Publicado na Folha de S.Paulo, quinta-feira, 22 de novembro de 1999

Neste texto foi mantida a grafia original

Carlos Heitor Cony

Rio de Janeiro
— Pouco entendo de teatro. Mas sempre achei curioso que dois dos maiores autores contemporâneos, aqui no Brasil, tivessem a mesma visão contundente da realidade. Em forma panorâmica, no caso de Nelson Rodrigues. Em "close" no caso de Plínio Marcos, que morreu semana passada.
Ao contrário do romance e do conto, dos quais é primo em primeiro grau, o teatro brasileiro, na expressão desses dois autores, é de um pessimismo lancinante. Na chamada prosa de ficção, ainda há espaço para o otimismo, a mensagem positiva, a reflexão existencial, a análise que procura ser desapaixonada de nossa condição humana, nela se incluindo a curiosa espécie da condição brasileira.
Tal como na economia, temos no teatro brasileiro uma espécie de "custo Brasil". A exceção seria, certamente, o Ariano Suassuna, que é intemporal, isento de taxas, não precisa passar pela alfândega.
No caso de Nelson e Plínio, as aproximações são óbvias.

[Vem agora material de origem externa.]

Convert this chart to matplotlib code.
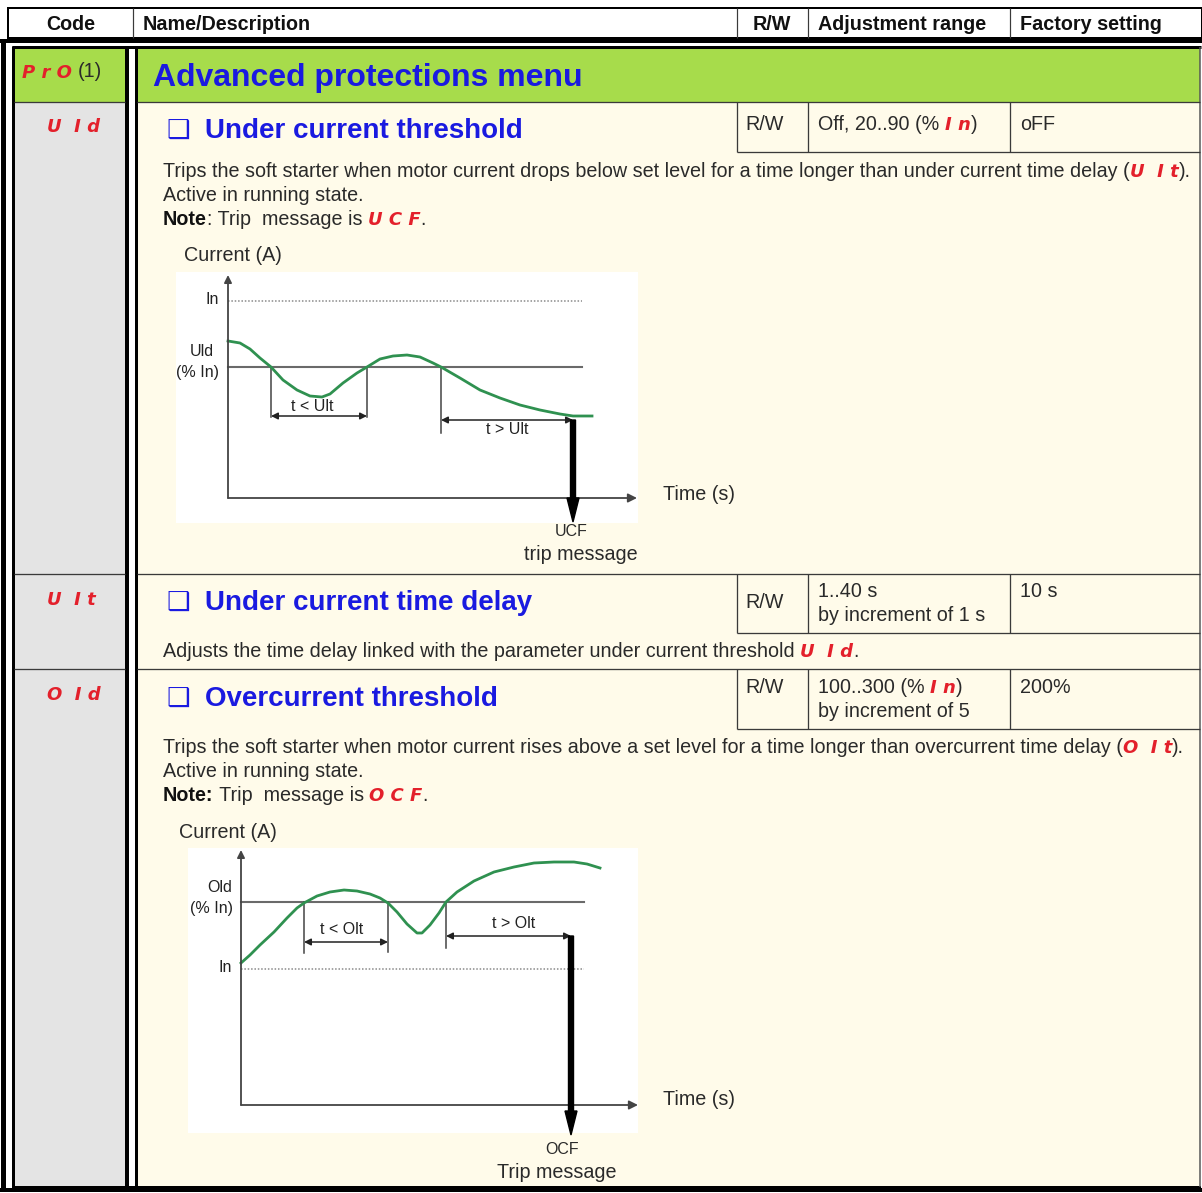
import matplotlib.pyplot as plt
from matplotlib.patches import Rectangle

plt.rcParams['font.family'] = ['Liberation Sans', 'DejaVu Sans']

# ---- table text ----
header_cols = ['Code', 'Name/Description', 'R/W', 'Adjustment range', 'Factory setting']
menu_code = 'P r O'
menu_title = 'Advanced protections menu'
param_codes = ['U  I d', 'U  I t', 'O  I d']
param_titles = ['Under current threshold', 'Under current time delay', 'Overcurrent threshold']
param_access = ['R/W', 'R/W', 'R/W']
param_factory = ['oFF', '10 s', '200%']

# ---- under current diagram (time, current) ----
uc_t = [0, 12, 22, 32, 43, 55, 69, 82, 94, 102, 115, 129, 139, 152, 165, 179,
        192, 205, 213, 232, 252, 272, 292, 312, 332, 345, 364]
uc_i = [157, 155, 149, 140, 131, 118, 108, 102, 101, 104, 115, 125, 131, 139,
        142, 143, 141, 135, 131, 120, 108, 100, 93, 88, 84, 82, 82]
uc_level = 131
uc_nominal = 197
uc_cross = [43, 139, 213]
uc_trip = 345

# ---- overcurrent diagram ----
oc_t = [0, 9, 19, 33, 46, 56, 63, 76, 89, 103, 116, 129, 139, 147, 156, 166,
        176, 181, 189, 198, 205, 216, 233, 253, 273, 293, 313, 333, 346, 359]
oc_i = [142, 150, 160, 173, 187, 197, 202, 209, 213, 215, 214, 211, 207, 202,
        193, 181, 172, 172, 180, 192, 203, 213, 224, 233, 238, 242, 243, 243, 241, 237]
oc_level = 203
oc_nominal = 136
oc_cross = [63, 147, 205]
oc_trip = 330

W, H = 1202, 1193
PX = 0.72
BLUE = '#1a1ae0'
RED = '#e3202b'
GREEN_BG = '#a7dc4b'
GRAY_BG = '#e4e4e4'
CREAM = '#fffbea'
LINE = '#3a3a3a'
CURVE = '#2f9150'
TXT = '#2a2a2a'

fig = plt.figure(figsize=(W / 100, H / 100), dpi=100)
ax = fig.add_axes([0, 0, 1, 1])
ax.set_xlim(0, W)
ax.set_ylim(H, 0)
ax.axis('off')
R = fig.canvas.get_renderer()

N = dict(size=14.2, color=TXT)
B = dict(size=14.2, color='#111111', weight='bold')
C = dict(size=13, color=RED, family='DejaVu Sans', style='oblique', weight='bold')
S = dict(size=11.5, color='#222222')


def rect(x0, y0, x1, y1, fc):
    ax.add_patch(Rectangle((x0, y0), x1 - x0, y1 - y0, fc=fc, ec='none', zorder=0))


def hline(y, x0, x1, lw, c='black'):
    ax.plot([x0, x1], [y, y], color=c, lw=lw * PX, solid_capstyle='butt')


def vline(x, y0, y1, lw, c='black'):
    ax.plot([x, x], [y0, y1], color=c, lw=lw * PX, solid_capstyle='butt')


def width(s, st):
    t1 = ax.text(0, 0, '|' + s + '|', **st)
    t2 = ax.text(0, 0, '||', **st)
    w = t1.get_window_extent(R).width - t2.get_window_extent(R).width
    t1.remove()
    t2.remove()
    return w


def write(x, y, parts):
    for s, st in parts:
        ax.text(x, y, s, va='baseline', **st)
        x += width(s, st)


# ---- backgrounds ----
rect(14, 47, 126, 102, GREEN_BG)
rect(136, 47, 1200, 102, GREEN_BG)
rect(14, 102, 126, 1187, GRAY_BG)
rect(136, 102, 1200, 1187, CREAM)

# ---- header ----
ax.add_patch(Rectangle((8, 8), 1194, 30, fc='white', ec='black', lw=2 * PX))
for x in [133, 737, 808, 1010]:
    vline(x, 8, 38, 1.2, LINE)
ax.text(71, 30, header_cols[0], ha='center', va='baseline', **B)
ax.text(143, 30, header_cols[1], va='baseline', **B)
ax.text(772, 30, header_cols[2], ha='center', va='baseline', **B)
ax.text(818, 30, header_cols[3], va='baseline', **B)
ax.text(1020, 30, header_cols[4], va='baseline', **B)

# ---- frame ----
hline(41, 0, W, 4)
vline(3, 40, 1191, 5)
hline(1190, 0, W, 4)
vline(13, 46, 1188, 3)
hline(47, 12, 1201, 3)
hline(1187, 12, 1201, 2)
vline(1200, 47, 1187, 1.5, '#555555')
vline(126.5, 46, 1188, 4)
vline(136, 46, 1188, 3)
for y in [102, 574, 669]:
    hline(y, 14, 125, 1.3, LINE)
    hline(y, 137, 1200, 1.3, LINE)
for top, bot in [(102, 152), (574, 633), (669, 729)]:
    for x in [737, 808, 1010]:
        vline(x, top, bot, 1.3, LINE)
    hline(bot, 737, 1200, 1.3, LINE)

# ---- menu row ----
ax.text(22, 78, menu_code, va='baseline', **C)
ax.text(78, 77, '(1)', va='baseline', **N)
ax.text(153, 86, menu_title, size=23, weight='bold', color=BLUE, va='baseline')

# ---- parameter rows ----
code_y = [132, 605, 700]
title_y = [138, 610, 706]
acc_y = [130, 608, 693]
fac_y = [130, 597, 693]
for k in range(3):
    ax.text(47, code_y[k], param_codes[k], va='baseline', **C)
    ax.text(166, title_y[k], '\u2751', family='DejaVu Sans', size=19,
            weight='bold', color=BLUE, va='baseline')
    ax.text(205, title_y[k], param_titles[k], size=20, weight='bold',
            color=BLUE, va='baseline')
    ax.text(745, acc_y[k], param_access[k], va='baseline', **N)
    ax.text(1020, fac_y[k], param_factory[k], va='baseline', **N)

write(818, 130, [('Off, 20..90 (% ', N), ('I n', C), (')', N)])
ax.text(818, 597, '1..40 s', va='baseline', **N)
ax.text(818, 621, 'by increment of 1 s', va='baseline', **N)
write(818, 693, [('100..300 (% ', N), ('I n', C), (')', N)])
ax.text(818, 717, 'by increment of 5', va='baseline', **N)

write(163, 177, [('Trips the soft starter when motor current drops below set level for a '
                  'time longer than under current time delay (', N), ('U  I t', C), (').', N)])
ax.text(163, 201, 'Active in running state.', va='baseline', **N)
write(163, 225, [('Note', B), (': Trip  message is ', N), ('U C F', C), ('.', N)])

write(163, 657, [('Adjusts the time delay linked with the parameter under current threshold ', N),
                 ('U  I d', C), ('.', N)])

write(163, 753, [('Trips the soft starter when motor current rises above a set level for a '
                  'time longer than overcurrent time delay (', N), ('O  I t', C), (').', N)])
ax.text(163, 777, 'Active in running state.', va='baseline', **N)
write(163, 801, [('Note:', B), (' Trip  message is ', N), ('O C F', C), ('.', N)])

# ---- diagrams ----
rect(176, 272, 638, 523, 'white')
rect(188, 848, 638, 1133, 'white')
ax.text(184, 261, 'Current (A)', va='baseline', **N)
ax.text(179, 838, 'Current (A)', va='baseline', **N)
ax.text(663, 500, 'Time (s)', va='baseline', **N)
ax.text(663, 1105, 'Time (s)', va='baseline', **N)
ax.text(571, 531, 'UCF', ha='center', va='center', size=11.5, color=TXT)
ax.text(581, 554, 'trip message', ha='center', va='center', **N)
ax.text(562, 1150, 'OCF', ha='center', va='center', size=11.5, color=TXT)
ax.text(557, 1173, 'Trip message', ha='center', va='center', **N)


def diagram(box, origin, t, i, level, nominal, line_end, cross, cross_bottom,
            trip, short_y, long_y, tip_y, top, right):
    x0, y0, x1, y1 = box
    ox, oy = origin
    d = fig.add_axes([x0 / W, 1 - y1 / H, (x1 - x0) / W, (y1 - y0) / H])
    d.set_xlim(x0 - ox, x1 - ox)
    d.set_ylim(oy - y1, oy - y0)
    d.axis('off')
    d.annotate('', xy=(right, 0), xytext=(0, 0),
               arrowprops=dict(arrowstyle='-|>', color='#444444', lw=1.3,
                               mutation_scale=13, shrinkA=0, shrinkB=0))
    d.annotate('', xy=(0, top), xytext=(0, 0),
               arrowprops=dict(arrowstyle='-|>', color='#444444', lw=1.3,
                               mutation_scale=11, shrinkA=0, shrinkB=0))
    d.plot([0, line_end], [level, level], color='#6a6a6a', lw=1.5)
    d.plot([0, line_end], [nominal, nominal], color='#8a8a8a', lw=1.1,
           ls=(0, (1, 1.2)))
    for x, b in zip(cross, cross_bottom):
        d.plot([x, x], [level, b], color='#444444', lw=1.1)
    d.annotate('', xy=(cross[1], short_y), xytext=(cross[0], short_y),
               arrowprops=dict(arrowstyle='<|-|>', color='#222222', lw=1.1,
                               mutation_scale=10, shrinkA=0, shrinkB=0))
    d.annotate('', xy=(trip, long_y), xytext=(cross[2], long_y),
               arrowprops=dict(arrowstyle='<|-|>', color='#222222', lw=1.1,
                               mutation_scale=10, shrinkA=0, shrinkB=0))
    d.plot(t, i, color=CURVE, lw=2.0, solid_joinstyle='round')
    d.arrow(trip, long_y, 0, tip_y - long_y, width=5, head_width=12,
            head_length=24, length_includes_head=True, color='black',
            clip_on=False, zorder=5)
    return d


d1 = diagram((176, 272, 638, 523), (228, 498), uc_t, uc_i, uc_level, uc_nominal,
             354, uc_cross, [81, 81, 65], uc_trip, 82, 78, -24, 223, 409)
d1.text(-9, uc_nominal + 1, 'In', ha='right', va='center', **S)
d1.text(-26, 146, 'Uld', ha='center', va='center', **S)
d1.text(-31, 125, '(% In)', ha='center', va='center', **S)
d1.text(84, 91, 't < Ult', ha='center', va='center', **S)
d1.text(279, 68, 't > Ult', ha='center', va='center', **S)

d2 = diagram((188, 848, 638, 1133), (241, 1105), oc_t, oc_i, oc_level, oc_nominal,
             343, oc_cross, [152, 153, 157], oc_trip, 163, 169, -30, 255, 397)
d2.text(-9, 217, 'Old', ha='right', va='center', **S)
d2.text(-8, 196, '(% In)', ha='right', va='center', **S)
d2.text(-9, oc_nominal + 1, 'In', ha='right', va='center', **S)
d2.text(101, 175, 't < Olt', ha='center', va='center', **S)
d2.text(273, 182, 't > Olt', ha='center', va='center', **S)

fig.savefig('out.png', dpi=100, facecolor='white')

Eles viram a comédia humana em forma de tragédia, Nelson atingindo o universal, Plínio se detendo no local. O primeiro às voltas com a classe média, serviçal histórica das classes superiores da sociedade. O segundo na ralé, nos subúrbios da marginalidade.
Na linguagem, o pudor de Nelson que evitava o palavrão. Em Plínio, a escancarada violência verbal do nosso tempo.
Nelson sofria e fazia seus personagens sofrerem porque aspirava à dignidade e, em alguns casos, à santidade. Seu universo não conhecia a fome.
Plínio desprezava a dignidade e se lixava para a santidade. A fome e a miséria, física ou moral, substituíam os valores burgueses da obra de Nelson.
Ano passado, em Paris, durante o Salão do Livro, cruzei diversas vezes com Plínio nos corredores do hotel. Apenas nos cumprimentávamos. Nunca nos falamos. Mas eu o admirava.